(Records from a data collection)
## BEGIN
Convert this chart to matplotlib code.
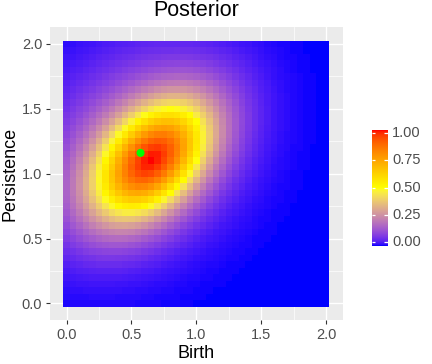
import numpy as np
import matplotlib
matplotlib.use("Agg")
import matplotlib.pyplot as plt
from matplotlib.colors import ListedColormap

# ---- data ----
birth_grid = np.round(np.arange(0, 2.0001, 0.05), 2)        # cell centres, x
persistence_grid = np.round(np.arange(0, 2.0001, 0.05), 2)  # cell centres, y
# posterior surface parameters: core bump + broad halo, max normalised to 1
core_center = [0.66, 1.10]
core_scale = 0.31
core_corr = 0.44
core_weight = 0.8
halo_center = [0.55, 1.20]
halo_scale = 0.45
halo_corr = 0.2
halo_weight = 0.2
# green marker
point_birth = [0.57]
point_persistence = [1.16]
tick_vals = [0.0, 0.5, 1.0, 1.5, 2.0]
tick_labels = ["0.0", "0.5", "1.0", "1.5", "2.0"]
cbar_ticks = [0.0, 0.25, 0.5, 0.75, 1.0]
cbar_labels = ["0.00", "0.25", "0.50", "0.75", "1.00"]
palette = ["#0000FF", "#FFFF00", "#FF0000"]

# ---- posterior surface ----
X, Y = np.meshgrid(birth_grid, persistence_grid)


def bump(c, s, r):
    z1 = (X - c[0]) / s
    z2 = (Y - c[1]) / s
    return np.exp(-0.5 * (z1**2 - 2 * r * z1 * z2 + z2**2) / (1 - r**2))


Z = (core_weight * bump(core_center, core_scale, core_corr)
     + halo_weight * bump(halo_center, halo_scale, halo_corr))
Z = Z / Z.max()


# ---- Lab colour ramp like ggplot ----
def srgb_to_lab(rgb):
    rgb = np.asarray(rgb, float)
    lin = np.where(rgb <= 0.04045, rgb / 12.92, ((rgb + 0.055) / 1.055) ** 2.4)
    M = np.array([[0.4124564, 0.3575761, 0.1804375],
                  [0.2126729, 0.7151522, 0.0721750],
                  [0.0193339, 0.1191920, 0.9503041]])
    xyz = M @ lin
    wp = np.array([0.95047, 1.0, 1.08883])
    t = xyz / wp
    d = 6 / 29
    f = np.where(t > d**3, np.cbrt(t), t / (3 * d**2) + 4 / 29)
    return np.array([116 * f[1] - 16, 500 * (f[0] - f[1]), 200 * (f[1] - f[2])])


def lab_to_srgb(lab):
    L, a, b = lab
    fy_ = (L + 16) / 116
    fx_ = fy_ + a / 500
    fz_ = fy_ - b / 200
    d = 6 / 29

    def finv(f):
        return np.where(f > d, f**3, 3 * d**2 * (f - 4 / 29))
    wp = np.array([0.95047, 1.0, 1.08883])
    xyz = np.array([finv(fx_), finv(fy_), finv(fz_)]) * wp
    Minv = np.array([[3.2404542, -1.5371385, -0.4985314],
                     [-0.9692660, 1.8760108, 0.0415560],
                     [0.0556434, -0.2040259, 1.0572252]])
    lin = np.clip(Minv @ xyz, 0, 1)
    rgb = np.where(lin <= 0.0031308, 12.92 * lin, 1.055 * lin ** (1 / 2.4) - 0.055)
    return np.clip(rgb, 0, 1)


def hex2rgb(h):
    h = h.lstrip("#")
    return np.array([int(h[i:i + 2], 16) / 255 for i in (0, 2, 4)])


labs = [srgb_to_lab(hex2rgb(c)) for c in palette]
n = 512
cols = []
for v in np.linspace(0, 1, n):
    seg = min(int(v * (len(labs) - 1)), len(labs) - 2)
    t = v * (len(labs) - 1) - seg
    lab = labs[seg] * (1 - t) + labs[seg + 1] * t
    cols.append(lab_to_srgb(lab))
cmap = ListedColormap(np.array(cols))

# ---- figure ----
W, H = 432, 364
fig = plt.figure(figsize=(W / 100, H / 100), dpi=100)
plt.rcParams['font.family'] = ['Liberation Sans', 'DejaVu Sans']


def fx(px):
    return px / W


def fy(py):
    return 1 - py / H


pl, pr, pt, pb = 50, 342.7, 27.3, 320
ax = fig.add_axes([fx(pl), fy(pb), fx(pr) - fx(pl), fy(pt) - fy(pb)])
ax.set_facecolor("#EBEBEB")
for s in ax.spines.values():
    s.set_visible(False)

lim = (-0.1275, 2.1275)
ax.set_xlim(lim)
ax.set_ylim(lim)
ax.set_xticks(tick_vals)
ax.set_xticklabels(tick_labels)
ax.set_yticks(tick_vals)
ax.set_yticklabels(tick_labels)
minor = [0.25, 0.75, 1.25, 1.75]
ax.set_xticks(minor, minor=True)
ax.set_yticks(minor, minor=True)
ax.grid(which="major", color="white", linewidth=1.0)
ax.grid(which="minor", color="white", linewidth=0.5)
ax.set_axisbelow(True)
ax.tick_params(which="major", length=3, width=0.8, color="#333333",
               labelcolor="#4D4D4D", labelsize=10.5, pad=2.5)
ax.tick_params(which="minor", length=0)

step = 0.05
xe = np.concatenate([birth_grid - step / 2, [birth_grid[-1] + step / 2]])
ye = np.concatenate([persistence_grid - step / 2, [persistence_grid[-1] + step / 2]])
ax.pcolormesh(xe, ye, Z, cmap=cmap, vmin=0, vmax=1, shading="flat",
              antialiased=False, zorder=2, linewidth=0)
ax.scatter(point_birth, point_persistence, s=34, color="#00FF00",
           edgecolors="none", zorder=3)

fig.text(fx((pl + pr) / 2), fy(11), "Posterior", ha="center", va="center",
         fontsize=15.5, color="black")
fig.text(fx((pl + pr) / 2), fy(354), "Birth", ha="center", va="center",
         fontsize=13, color="black")
fig.text(fx(10), fy((pt + pb) / 2), "Persistence", ha="center", va="center",
         rotation=90, fontsize=13, color="black")

# ---- colour bar ----
cl, cr, ct, cb = 372, 387.5, 130, 245.5
cax = fig.add_axes([fx(cl), fy(cb), fx(cr) - fx(cl), fy(ct) - fy(cb)])
grad = np.linspace(0, 1, 300).reshape(-1, 1)
pad = 0.028
cax.set_xlim(0, 1)
cax.set_ylim(-pad, 1 + pad)
cax.imshow(grad, cmap=cmap, vmin=0, vmax=1, aspect="auto", origin="lower",
           extent=[0, 1, -pad, 1 + pad], interpolation="bilinear")
for s in cax.spines.values():
    s.set_visible(False)
cax.set_xticks([])
cax.set_yticks([])
for v in cbar_ticks:
    cax.plot([0, 0.2], [v, v], color="white", lw=0.9, solid_capstyle="butt")
    cax.plot([0.8, 1], [v, v], color="white", lw=0.9, solid_capstyle="butt")
for v, lab in zip(cbar_ticks, cbar_labels):
    y_px = cb - (v + pad) / (1 + 2 * pad) * (cb - ct)
    fig.text(fx(392), fy(y_px), lab, ha="left", va="center",
             fontsize=10.5, color="#4D4D4D")

fig.savefig("out.png", dpi=100)
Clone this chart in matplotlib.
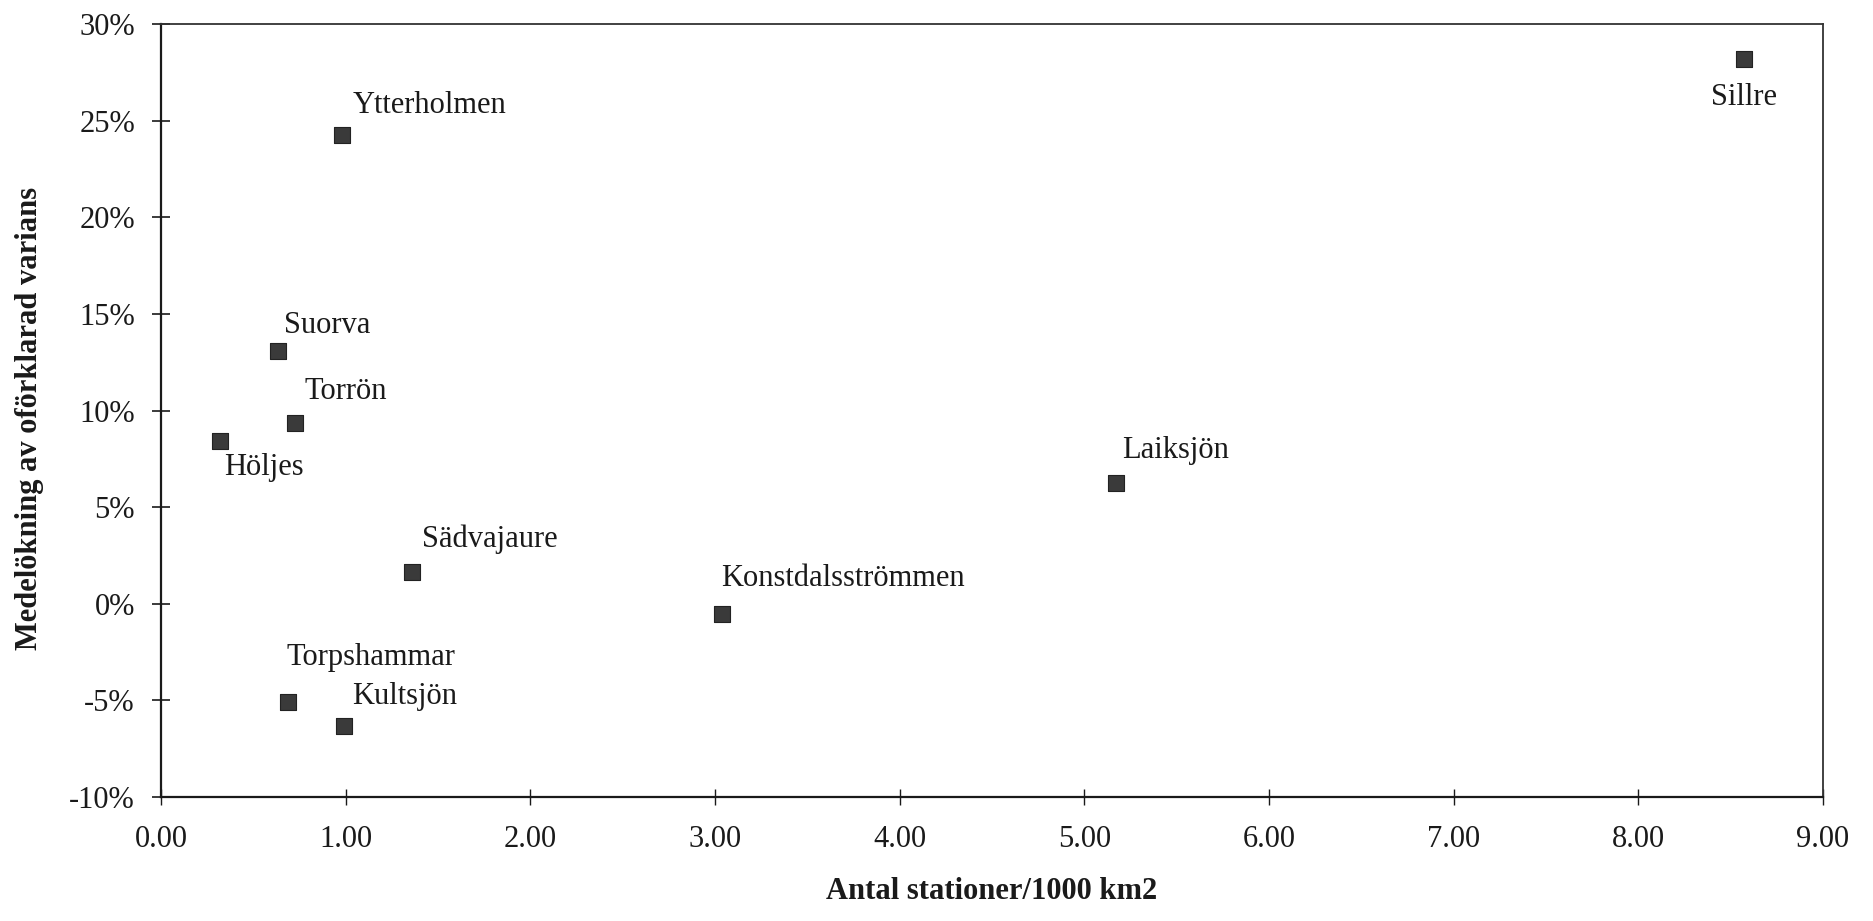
import matplotlib
matplotlib.use("Agg")
import matplotlib.pyplot as plt
from matplotlib.ticker import FuncFormatter, MultipleLocator

# Data
names = ["Ytterholmen", "Sillre", "Suorva", "Torrön", "Höljes", "Laiksjön",
         "Sädvajaure", "Konstdalsströmmen", "Torpshammar", "Kultsjön"]
x_vals = [0.98, 8.57, 0.635, 0.725, 0.32, 5.17, 1.36, 3.04, 0.69, 0.99]
y_vals = [24.25, 28.2, 13.1, 9.36, 8.43, 6.27, 1.63, -0.53, -5.1, -6.34]
x_ticks = [0, 1, 2, 3, 4, 5, 6, 7, 8, 9]
y_ticks = [-10, -5, 0, 5, 10, 15, 20, 25, 30]

# label offsets (pixels) and alignment
label_offsets = [(11, 30), (0, -39), (6, 25), (10, 31), (4, -27), (6, 32),
                 (10, 33), (-1, 35), (-2, 45), (8, 30)]
label_ha = ["left", "center", "left", "left", "left", "left", "left", "left", "left", "left"]

plt.rcParams['font.family'] = ['Liberation Serif', 'DejaVu Serif']

fig = plt.figure(figsize=(18.74, 9.21), dpi=100)
ax = fig.add_axes([161/1874, 1 - 797/921, (1823-161)/1874, (797-24)/921])

ax.scatter(x_vals, y_vals, marker='s', s=11**2, color='#3a3a3a',
           edgecolors='#222222', linewidths=0.8, zorder=3)

for n, xv, yv, (dx, dy), ha in zip(names, x_vals, y_vals, label_offsets, label_ha):
    ax.annotate(n, (xv, yv), xytext=(dx, dy), textcoords='offset pixels',
                ha=ha, va='center', fontsize=22, color='#1a1a1a')

ax.set_xlim(0, 9)
ax.set_ylim(-10, 30)
ax.set_xticks(x_ticks)
ax.set_yticks(y_ticks)
ax.xaxis.set_major_formatter(FuncFormatter(lambda v, p: f"{v:.2f}"))
ax.yaxis.set_major_formatter(FuncFormatter(lambda v, p: f"{int(round(v))}%"))

ax.tick_params(axis='y', direction='inout', length=13.5, width=1.2,
               labelsize=22, pad=12, colors='#1a1a1a')
ax.tick_params(axis='x', direction='inout', length=12, width=1.0,
               labelsize=22, pad=14, colors='#1a1a1a')

for s in ['left', 'bottom']:
    ax.spines[s].set_linewidth(1.6)
    ax.spines[s].set_color('#1a1a1a')
for s in ['top', 'right']:
    ax.spines[s].set_linewidth(1.3)
    ax.spines[s].set_color('#333333')

ax.set_xlabel("Antal stationer/1000 km2", fontsize=22, fontweight='bold', color='#1a1a1a')
ax.set_ylabel("Medelökning av oförklarad varians", fontsize=22, fontweight='bold', color='#1a1a1a')
ax.xaxis.set_label_coords(0.5, (797 - 891) / 773)
ax.yaxis.set_label_coords((30 - 161) / 1662, 0.49)
ax.xaxis.label.set_va('center')
ax.yaxis.label.set_va('center')

fig.savefig("out.png", dpi=100, facecolor='white')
## END
What to work on ▸
Pick out every line of the listing containing the word "this", and show those lines.

Finished exercise ▸
Convert this chart to matplotlib code.
Clone this chart in matplotlib.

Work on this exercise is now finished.